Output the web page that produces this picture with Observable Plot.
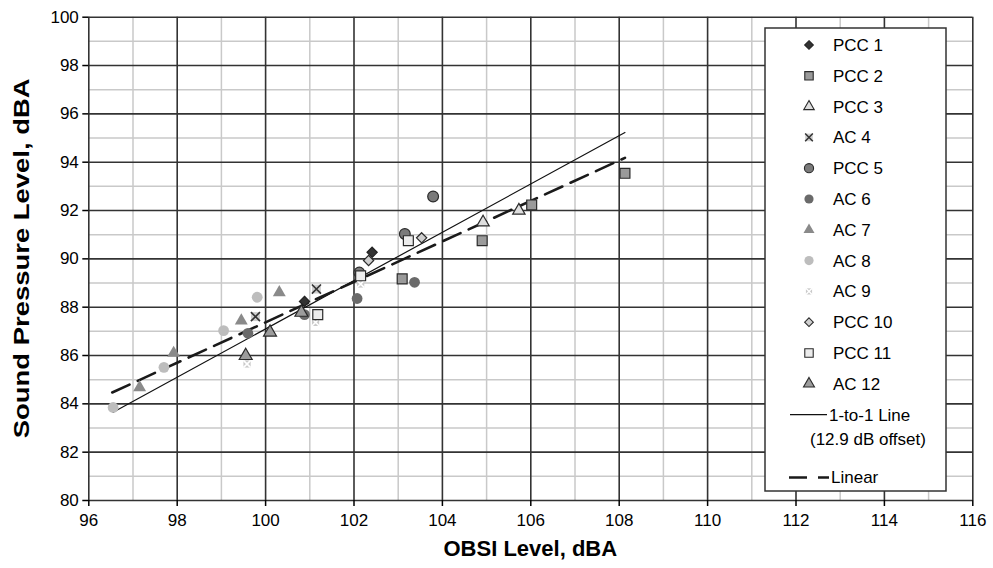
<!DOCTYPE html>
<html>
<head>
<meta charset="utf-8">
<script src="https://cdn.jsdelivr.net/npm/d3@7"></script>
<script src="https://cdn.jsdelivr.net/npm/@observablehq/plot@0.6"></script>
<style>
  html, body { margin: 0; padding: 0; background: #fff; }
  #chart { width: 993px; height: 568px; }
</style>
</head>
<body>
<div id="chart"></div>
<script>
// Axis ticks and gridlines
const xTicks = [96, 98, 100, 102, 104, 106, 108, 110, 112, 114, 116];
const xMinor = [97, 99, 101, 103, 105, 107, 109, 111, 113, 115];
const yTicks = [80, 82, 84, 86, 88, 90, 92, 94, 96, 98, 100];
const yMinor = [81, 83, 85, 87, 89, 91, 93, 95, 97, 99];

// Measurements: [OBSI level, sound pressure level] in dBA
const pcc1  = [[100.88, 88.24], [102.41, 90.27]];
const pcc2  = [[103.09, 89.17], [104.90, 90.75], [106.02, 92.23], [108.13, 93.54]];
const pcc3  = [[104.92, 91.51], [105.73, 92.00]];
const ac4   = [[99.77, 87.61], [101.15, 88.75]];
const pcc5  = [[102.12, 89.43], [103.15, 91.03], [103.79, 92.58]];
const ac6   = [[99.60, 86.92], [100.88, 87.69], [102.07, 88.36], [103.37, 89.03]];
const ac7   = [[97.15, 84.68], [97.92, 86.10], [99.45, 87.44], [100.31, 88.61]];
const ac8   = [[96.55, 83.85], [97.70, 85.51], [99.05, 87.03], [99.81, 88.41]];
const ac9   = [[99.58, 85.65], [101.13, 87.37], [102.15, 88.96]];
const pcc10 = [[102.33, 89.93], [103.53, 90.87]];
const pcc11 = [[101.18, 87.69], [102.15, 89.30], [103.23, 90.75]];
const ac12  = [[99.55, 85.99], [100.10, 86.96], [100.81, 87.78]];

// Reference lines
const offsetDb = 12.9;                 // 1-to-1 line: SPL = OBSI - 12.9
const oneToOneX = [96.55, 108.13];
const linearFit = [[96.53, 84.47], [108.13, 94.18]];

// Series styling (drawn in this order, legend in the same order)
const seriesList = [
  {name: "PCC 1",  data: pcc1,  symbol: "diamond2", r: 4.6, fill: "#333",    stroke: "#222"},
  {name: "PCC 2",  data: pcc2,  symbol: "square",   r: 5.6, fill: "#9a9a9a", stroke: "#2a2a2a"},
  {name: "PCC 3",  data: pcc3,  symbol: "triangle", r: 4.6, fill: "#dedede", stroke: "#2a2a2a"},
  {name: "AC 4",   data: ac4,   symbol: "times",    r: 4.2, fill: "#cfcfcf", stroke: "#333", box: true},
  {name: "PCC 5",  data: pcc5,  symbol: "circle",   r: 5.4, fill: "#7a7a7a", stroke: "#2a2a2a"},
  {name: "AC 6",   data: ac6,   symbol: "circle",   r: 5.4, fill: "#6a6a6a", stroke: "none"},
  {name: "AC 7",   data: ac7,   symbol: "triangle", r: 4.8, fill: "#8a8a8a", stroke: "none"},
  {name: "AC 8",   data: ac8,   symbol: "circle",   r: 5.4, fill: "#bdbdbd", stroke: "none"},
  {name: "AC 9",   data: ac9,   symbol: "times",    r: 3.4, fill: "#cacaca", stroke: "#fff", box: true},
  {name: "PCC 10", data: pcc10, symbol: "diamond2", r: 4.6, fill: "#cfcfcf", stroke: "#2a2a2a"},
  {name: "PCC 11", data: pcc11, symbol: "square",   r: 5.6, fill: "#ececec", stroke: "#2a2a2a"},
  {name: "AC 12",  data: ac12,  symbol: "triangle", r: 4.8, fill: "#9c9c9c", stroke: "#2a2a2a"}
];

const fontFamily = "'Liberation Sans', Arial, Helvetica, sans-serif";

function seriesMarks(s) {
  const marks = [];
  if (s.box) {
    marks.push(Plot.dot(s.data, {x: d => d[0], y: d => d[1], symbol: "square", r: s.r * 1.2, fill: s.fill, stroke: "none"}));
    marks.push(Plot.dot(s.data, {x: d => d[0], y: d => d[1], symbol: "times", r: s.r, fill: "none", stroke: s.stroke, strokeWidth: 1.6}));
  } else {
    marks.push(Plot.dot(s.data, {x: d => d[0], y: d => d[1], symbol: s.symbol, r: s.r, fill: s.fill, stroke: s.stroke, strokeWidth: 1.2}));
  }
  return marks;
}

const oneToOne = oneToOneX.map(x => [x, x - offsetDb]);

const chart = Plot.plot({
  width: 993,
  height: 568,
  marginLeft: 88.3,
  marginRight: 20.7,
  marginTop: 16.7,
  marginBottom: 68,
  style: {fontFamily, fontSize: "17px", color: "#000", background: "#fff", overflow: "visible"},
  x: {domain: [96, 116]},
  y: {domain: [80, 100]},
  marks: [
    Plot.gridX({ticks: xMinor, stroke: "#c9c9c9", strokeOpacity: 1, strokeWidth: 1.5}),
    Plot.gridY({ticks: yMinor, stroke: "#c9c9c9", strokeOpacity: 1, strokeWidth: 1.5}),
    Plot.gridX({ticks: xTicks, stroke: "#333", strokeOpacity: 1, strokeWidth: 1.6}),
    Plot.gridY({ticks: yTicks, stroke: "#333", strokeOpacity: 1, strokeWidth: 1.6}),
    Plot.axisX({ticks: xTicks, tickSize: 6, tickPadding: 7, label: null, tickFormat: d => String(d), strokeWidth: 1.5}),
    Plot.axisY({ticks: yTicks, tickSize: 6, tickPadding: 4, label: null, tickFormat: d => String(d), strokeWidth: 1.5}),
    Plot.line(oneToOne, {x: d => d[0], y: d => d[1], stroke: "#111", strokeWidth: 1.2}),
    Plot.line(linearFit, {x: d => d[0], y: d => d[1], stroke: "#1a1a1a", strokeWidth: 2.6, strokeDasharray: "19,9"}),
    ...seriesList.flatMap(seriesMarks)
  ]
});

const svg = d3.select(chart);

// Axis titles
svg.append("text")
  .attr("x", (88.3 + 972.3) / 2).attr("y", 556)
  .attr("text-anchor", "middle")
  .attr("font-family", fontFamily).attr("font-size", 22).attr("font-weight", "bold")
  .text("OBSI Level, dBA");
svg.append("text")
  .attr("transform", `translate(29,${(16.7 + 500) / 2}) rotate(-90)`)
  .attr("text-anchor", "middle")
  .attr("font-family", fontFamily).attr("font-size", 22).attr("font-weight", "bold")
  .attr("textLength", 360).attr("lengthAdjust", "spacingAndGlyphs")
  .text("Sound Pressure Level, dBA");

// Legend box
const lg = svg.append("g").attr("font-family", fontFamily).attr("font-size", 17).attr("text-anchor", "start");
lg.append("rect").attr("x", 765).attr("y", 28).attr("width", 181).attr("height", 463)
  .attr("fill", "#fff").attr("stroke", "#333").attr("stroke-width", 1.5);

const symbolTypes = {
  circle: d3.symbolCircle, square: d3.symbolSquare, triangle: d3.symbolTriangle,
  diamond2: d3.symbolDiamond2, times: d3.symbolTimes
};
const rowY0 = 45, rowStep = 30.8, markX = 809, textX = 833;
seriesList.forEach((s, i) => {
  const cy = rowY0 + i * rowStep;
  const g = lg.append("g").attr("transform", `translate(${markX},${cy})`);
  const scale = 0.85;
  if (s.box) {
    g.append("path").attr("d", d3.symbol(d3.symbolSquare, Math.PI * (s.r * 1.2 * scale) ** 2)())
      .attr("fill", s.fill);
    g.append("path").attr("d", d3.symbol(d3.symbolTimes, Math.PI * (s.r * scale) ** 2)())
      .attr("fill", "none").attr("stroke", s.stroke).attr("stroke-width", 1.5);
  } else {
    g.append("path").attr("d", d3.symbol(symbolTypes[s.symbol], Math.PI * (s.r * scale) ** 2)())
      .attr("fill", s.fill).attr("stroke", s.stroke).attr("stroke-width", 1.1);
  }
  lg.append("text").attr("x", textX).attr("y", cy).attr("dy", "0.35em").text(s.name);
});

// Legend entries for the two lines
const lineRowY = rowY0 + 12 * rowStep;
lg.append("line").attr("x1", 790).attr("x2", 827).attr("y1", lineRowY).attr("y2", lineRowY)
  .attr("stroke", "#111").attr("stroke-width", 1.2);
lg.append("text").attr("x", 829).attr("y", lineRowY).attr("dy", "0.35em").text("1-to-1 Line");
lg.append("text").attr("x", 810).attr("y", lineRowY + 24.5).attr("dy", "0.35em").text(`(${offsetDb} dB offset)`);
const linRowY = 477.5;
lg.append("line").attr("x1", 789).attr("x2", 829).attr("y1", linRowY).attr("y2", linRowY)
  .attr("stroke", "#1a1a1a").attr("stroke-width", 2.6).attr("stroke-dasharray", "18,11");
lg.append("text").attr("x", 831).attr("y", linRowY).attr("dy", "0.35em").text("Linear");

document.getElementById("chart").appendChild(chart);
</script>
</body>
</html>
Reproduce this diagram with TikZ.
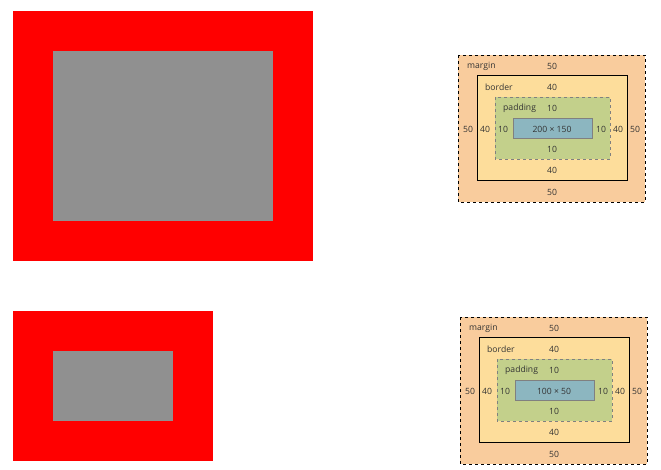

════════

- [TASK STATEMENT]: Looking at the material above, count the lines that hold "with" and give the total alone.

- [RESPONSE FOR THIS EXERCISE]: 2